Cloud Gate di Anish Kapoor: la scultura che inghiotte il cielo
Nel cuore di Chicago, dal 2004, si erge una scultura che non sembra neppure di questo mondo. Cloud Gate, opera di Anish Kapoor, è una massa ellittica d’acciaio specchiante che deforma e assorbe il paesaggio urbano. I cittadini la chiamano “The Bean”, ma dietro quell’aspetto giocoso si nasconde una riflessione profonda sull’identità e sulla percezione.
Kapoor rovescia la relazione tra spettatore e scultura: non si guarda l’opera, si entra in essa. Ogni superficie riflette il cielo, gli edifici, i passanti, creando un mosaico in continuo movimento. La materia scompare, resta solo la luce. È la scultura liquida del nuovo millennio, dove forma e contenuto si dissolvono in un’esperienza collettiva.
In Cloud Gate c’è la memoria di Brancusi e la visione tecnologica contemporanea. È una dichiarazione sulla modernità: tutto cambia, tutto si deforma, ma l’arte resta ciò che ci restituisce allo sguardo dell’altro. Kapoor, senza scalpello né marmo, dà al XXI secolo la sua nuova “Pietà”, una forma che ci contiene e ci riflette allo stesso tempo.

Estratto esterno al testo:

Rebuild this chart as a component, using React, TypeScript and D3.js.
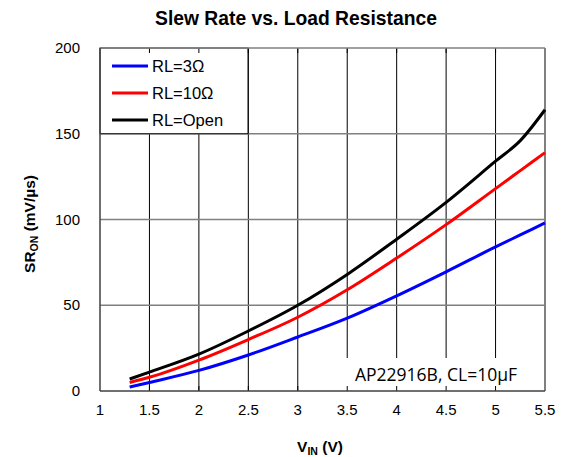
import React, { useEffect, useRef } from "react";
import * as d3 from "d3";

const vin = [1.3, 1.5, 2, 2.5, 3, 3.5, 4, 4.5, 5, 5.25, 5.5];
const rl3 = [2.3, 5, 12, 21, 31.5, 42.5, 55.5, 69.5, 84, 91, 98];
const rl10 = [5, 8, 18, 30, 43, 59, 77.5, 97, 118, 128.5, 139];
const rlOpen = [7, 11, 21.5, 35, 50, 68, 88.5, 110, 134, 146, 164];
const xTicks = [1, 1.5, 2, 2.5, 3, 3.5, 4, 4.5, 5, 5.5];
const yTicks = [0, 50, 100, 150, 200];

const series = [
  { name: "RL=3Ω", values: rl3, color: "#0000ff" },
  { name: "RL=10Ω", values: rl10, color: "#ff0000" },
  { name: "RL=Open", values: rlOpen, color: "#000000" },
];

const W = 566;
const H = 457;
const left = 100;
const right = 545;
const top = 48;
const bottom = 391;

export default function App() {
  const svgRef = useRef<SVGSVGElement>(null);

  useEffect(() => {
    const svg = d3.select(svgRef.current);
    svg.selectAll("*").remove();
    const font = "'Liberation Sans', Arial, sans-serif";

    const x = d3.scaleLinear().domain([1, 5.5]).range([left, right]);
    const y = d3.scaleLinear().domain([0, 200]).range([bottom, top]);

    // vertical grid
    svg
      .append("g")
      .selectAll("line")
      .data(xTicks.slice(1, -1))
      .enter()
      .append("line")
      .attr("x1", (d) => x(d))
      .attr("x2", (d) => x(d))
      .attr("y1", top)
      .attr("y2", bottom)
      .attr("stroke", "#000")
      .attr("stroke-width", 1);

    // horizontal grid
    svg
      .append("g")
      .selectAll("line")
      .data(yTicks.slice(1, -1))
      .enter()
      .append("line")
      .attr("x1", left)
      .attr("x2", right)
      .attr("y1", (d) => y(d))
      .attr("y2", (d) => y(d))
      .attr("stroke", "#808080")
      .attr("stroke-width", 1.5);

    // legend box covering grid
    svg
      .append("rect")
      .attr("x", left)
      .attr("y", top)
      .attr("width", 148)
      .attr("height", y(150) - top)
      .attr("fill", "#fff")
      .attr("stroke", "#000")
      .attr("stroke-width", 1);

    // annotation box covering grid
    svg
      .append("rect")
      .attr("x", 340)
      .attr("y", 358)
      .attr("width", right - 340)
      .attr("height", bottom - 358)
      .attr("fill", "#fff");

    // small ticks top and bottom
    const tickG = svg.append("g");
    xTicks.slice(1, -1).forEach((d) => {
      tickG
        .append("line")
        .attr("x1", x(d))
        .attr("x2", x(d))
        .attr("y1", top)
        .attr("y2", top + 5)
        .attr("stroke", "#000");
      tickG
        .append("line")
        .attr("x1", x(d))
        .attr("x2", x(d))
        .attr("y1", bottom)
        .attr("y2", bottom - 5)
        .attr("stroke", "#000");
    });

    // frame
    svg
      .append("line")
      .attr("x1", left)
      .attr("x2", right)
      .attr("y1", top)
      .attr("y2", top)
      .attr("stroke", "#808080")
      .attr("stroke-width", 1.5);
    svg
      .append("line")
      .attr("x1", right)
      .attr("x2", right)
      .attr("y1", top)
      .attr("y2", bottom)
      .attr("stroke", "#808080")
      .attr("stroke-width", 2);
    svg
      .append("line")
      .attr("x1", left)
      .attr("x2", right)
      .attr("y1", bottom)
      .attr("y2", bottom)
      .attr("stroke", "#404040")
      .attr("stroke-width", 1.5);
    svg
      .append("line")
      .attr("x1", left)
      .attr("x2", left)
      .attr("y1", top)
      .attr("y2", bottom)
      .attr("stroke", "#404040")
      .attr("stroke-width", 1.5);

    // curves
    const line = d3
      .line<number>()
      .x((d, i) => x(vin[i]))
      .y((d) => y(d))
      .curve(d3.curveMonotoneX);

    series.forEach((s) => {
      svg
        .append("path")
        .datum(s.values)
        .attr("fill", "none")
        .attr("stroke", s.color)
        .attr("stroke-width", 3)
        .attr("d", line);
    });

    // legend entries
    series.forEach((s, i) => {
      const ly = 66 + i * 27;
      svg
        .append("line")
        .attr("x1", 112)
        .attr("x2", 148)
        .attr("y1", ly)
        .attr("y2", ly)
        .attr("stroke", s.color)
        .attr("stroke-width", 3);
      svg
        .append("text")
        .attr("x", 152)
        .attr("y", ly + 6)
        .attr("font-family", font)
        .attr("font-size", 16.5)
        .text(s.name);
    });

    // axis labels
    svg
      .append("g")
      .selectAll("text")
      .data(xTicks)
      .enter()
      .append("text")
      .attr("x", (d) => x(d))
      .attr("y", 415)
      .attr("text-anchor", "middle")
      .attr("font-family", font)
      .attr("font-size", 15)
      .text((d) => String(d));

    svg
      .append("g")
      .selectAll("text")
      .data(yTicks)
      .enter()
      .append("text")
      .attr("x", 80)
      .attr("y", (d) => y(d) + 5)
      .attr("text-anchor", "end")
      .attr("font-family", font)
      .attr("font-size", 15)
      .text((d) => String(d));

    // annotation
    svg
      .append("text")
      .attr("x", 355)
      .attr("y", 381)
      .attr("font-family", "'Open Sans', sans-serif")
      .attr("font-size", 17.5)
      .text("AP22916B, CL=10µF");

    // title
    svg
      .append("text")
      .attr("x", 296)
      .attr("y", 25)
      .attr("text-anchor", "middle")
      .attr("font-family", font)
      .attr("font-weight", "bold")
      .attr("font-size", 19.3)
      .text("Slew Rate vs. Load Resistance");

    // x title
    const xt = svg
      .append("text")
      .attr("x", 320)
      .attr("y", 452)
      .attr("text-anchor", "middle")
      .attr("font-family", font)
      .attr("font-weight", "bold")
      .attr("font-size", 15.5);
    xt.append("tspan").text("V");
    xt.append("tspan").attr("font-size", 10.5).attr("dy", 3).text("IN");
    xt.append("tspan").attr("dy", -3).text(" (V)");

    // y title
    const yt = svg
      .append("text")
      .attr("transform", `translate(35,224) rotate(-90)`)
      .attr("text-anchor", "middle")
      .attr("font-family", font)
      .attr("font-weight", "bold")
      .attr("font-size", 15.5);
    yt.append("tspan").text("SR");
    yt.append("tspan").attr("font-size", 10.5).attr("dy", 3).text("ON");
    yt.append("tspan").attr("dy", -3).text(" (mV/µs)");
  }, []);

  return (
    <svg
      ref={svgRef}
      width={W}
      height={H}
      style={{ position: "absolute", left: 0, top: 0, background: "#fff" }}
    ></svg>
  );
}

Oltre la forma: la scultura come destino umano
Dai marmi del Rinascimento ai riflessi d’acciaio contemporanei, la scultura ha attraversato il tempo come un testimone incandescente. È cambiata, si è ribellata, si è fatta concettuale, ma non ha mai smesso di interrogare l’essere umano. Cosa siamo di fronte a un blocco di pietra che respira? Cosa succede quando la materia ci guarda indietro?
Ogni epoca ha i suoi idoli, ma le sculture che sopravvivono sono quelle che rompono le regole del vedere. Michelangelo sfida Dio, Bernini sfida il movimento, Rodin sfida il pensiero, Bourgeois sfida l’identità, Kapoor sfida la realtà stessa. In loro non c’è solo arte: c’è la traccia del nostro coraggio di restare umani.
Forse la verità ultima è questa: la scultura è il dialogo più lungo che l’uomo abbia mai intrapreso con il mondo. Ogni colpo di scalpello, ogni fusione, ogni riflesso è un atto d’amore e di lotta. Dieci opere, dieci secoli, un unico respiro: la forma che si fa destino.